Es ist ein kalter Herbsttag in Wien und ich bin mit meiner Freundin Anna zum Lernen verabredet. Urgh, Philosophie. Schon in der Schule mir ein Gräuel konnte es nicht wirklich besser werden. Dachte ich. Aber schon beim ersten Durchlesen der aristotelischen Weltanschauung begann ich mich auf unser philosophisches Treffen zu freuen.
Ein weltoffenes Café
Als Basis haben wir uns auf das Weltcafé geeinigt, welches in der Schwarzspanierstraße gleich hinter der Votivkirche liegt. (Übrigens auch eine der schönsten Kirchen der Stadt) Es existiert seit 2005 und wurde schnell zu einem beliebten Szenelokal für Studenten und weltoffenen Besuch.
Das wahrhaft Besondere an diesem Café ist aber die Tatsache, dass alle Speisen, alle Getränke, jeder Inhaltsstoff und jedes Gewürz bio und fair trade sind! Auf ihrer Website bezeichnen sie sich selbst als: “Vorzeigebetrieb, der wirtschaftlich rentabel mit ethischen Grundsätzen arbeitet, Sprachrohr des “fairen” Gedankens.”
Wo also könnte man besser einen Blog schreiben, der sich mit genau diesem Thema befasst? Wie schön, Kaffee zu trinken, wissend, dass ein Bauer dafür ganz normal bezahlt wurde. Und auch zum Philosophieren lässt sich schwierig ein angenehmerer Ort finden.
Gemütlich und “laut”
Das erste, was Anna bei ihrem Eintreffen bemerkt ist: “Ah, super. Es ist so angenehm laut.” Was sie meint: Überall wird geredet, und das in einer Lautstärke, in der man sich noch super gegenseitig versteht und normal reden kann, ohne, die Sitznachbarn zu stören.

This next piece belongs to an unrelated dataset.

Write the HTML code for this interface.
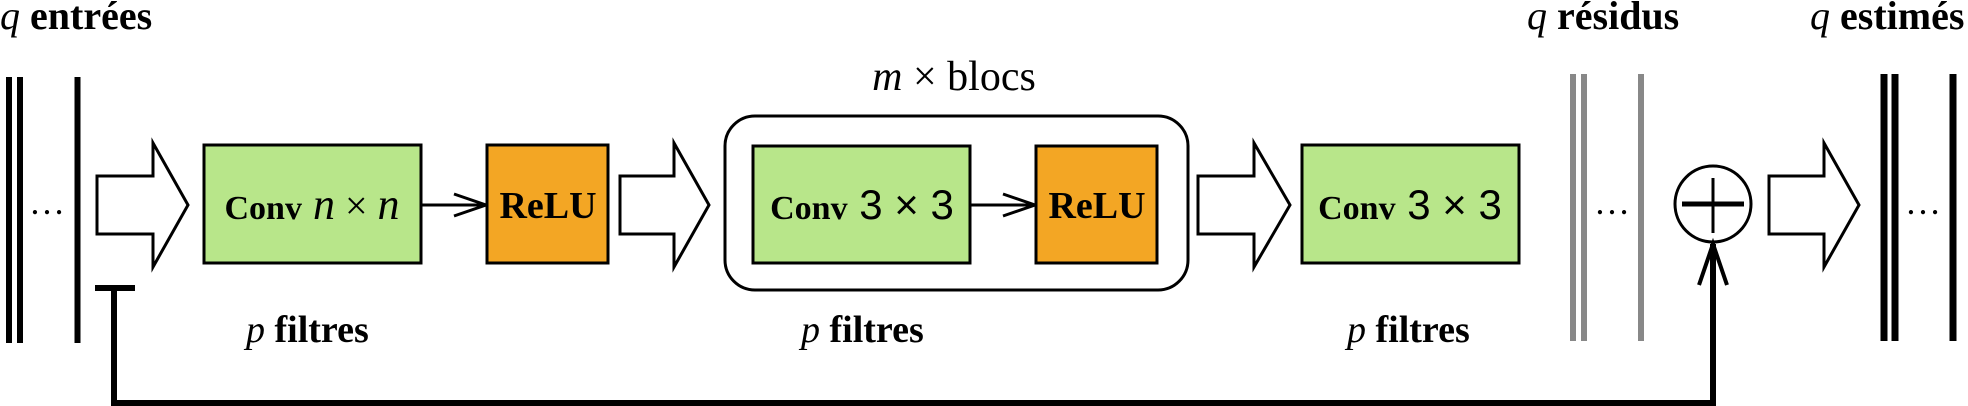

Es gibt im vorderen Bereich vor der Bar normale Tische mit Sesseln und einen hinteren Bereich, bestehend aus Sofas und Couchtischen entlang der Wände, die zum Hinfallen, ausruhen, genießen und einfach gemütlich sein aufrufen. Wir nehmen Platz, bestellen einen Häferlkaffee (große Tasse Milchkaffee) und beginnen zu lernen …
Aristoteles und das Glück
Der erste Philosoph, über den wir für diesen Kurs der klassischen Philosophie lernen müssen, ist Aristoteles. Bei ihm geht es vor allem um Glück und wie ein jeder Mensch es erreichen kann. Das Spannende: Für Aristoteles ist das Glück kein kurzer Moment der Freude, sonder ein Leben des Mittleren, voller Tugenden und guter Taten, für das man immer arbeiten muss.
Diesen Gedanken habe ich schon vor meiner Lern-Session weiter ausgeführt: Der Fluch der Menschheit ist es doch, nicht zu wissen, warum man lebt. Ich meine, was für einen Sinn hat das Leben im Endeffekt? Eigentlich ist es ja egal. Das heißt, die einzige Antwort darauf kann nur sein: Der Grund zu leben ist einfach das Leben selbst. Und das wiederum bedeutet, ein möglichst schönes, glückliches Leben zu führen.
Bin ich vielleicht doch nicht so weit von Aristoteles’ Einstellung entfernt? Ein Leben lang und durch das Leben selbst immer wieder Glück zu erfahren, ist das das Ziel? Was zu der Frage führt, was Glück ist.
Aber diese Frage lasse ich dich vielleicht einfach für dich selbst beantworten. Glück ist doch für jeden etwas anderes. Manchmal ist es ein besonders gutes Essen, manchmal die Prüfung, die man geschafft hat! Für mich ist es oft eine kleine Teezeremonie.
Manchmal reicht für ein wenig Glück das Lächeln einer Fremden auf der Straße oder ein wenig Hilfsbereitschaft untereinander. Also, wenn du deinem Leben etwas Sinn geben willst, dann mach es dir und deinen Mitmenschen verdammt noch mal schön!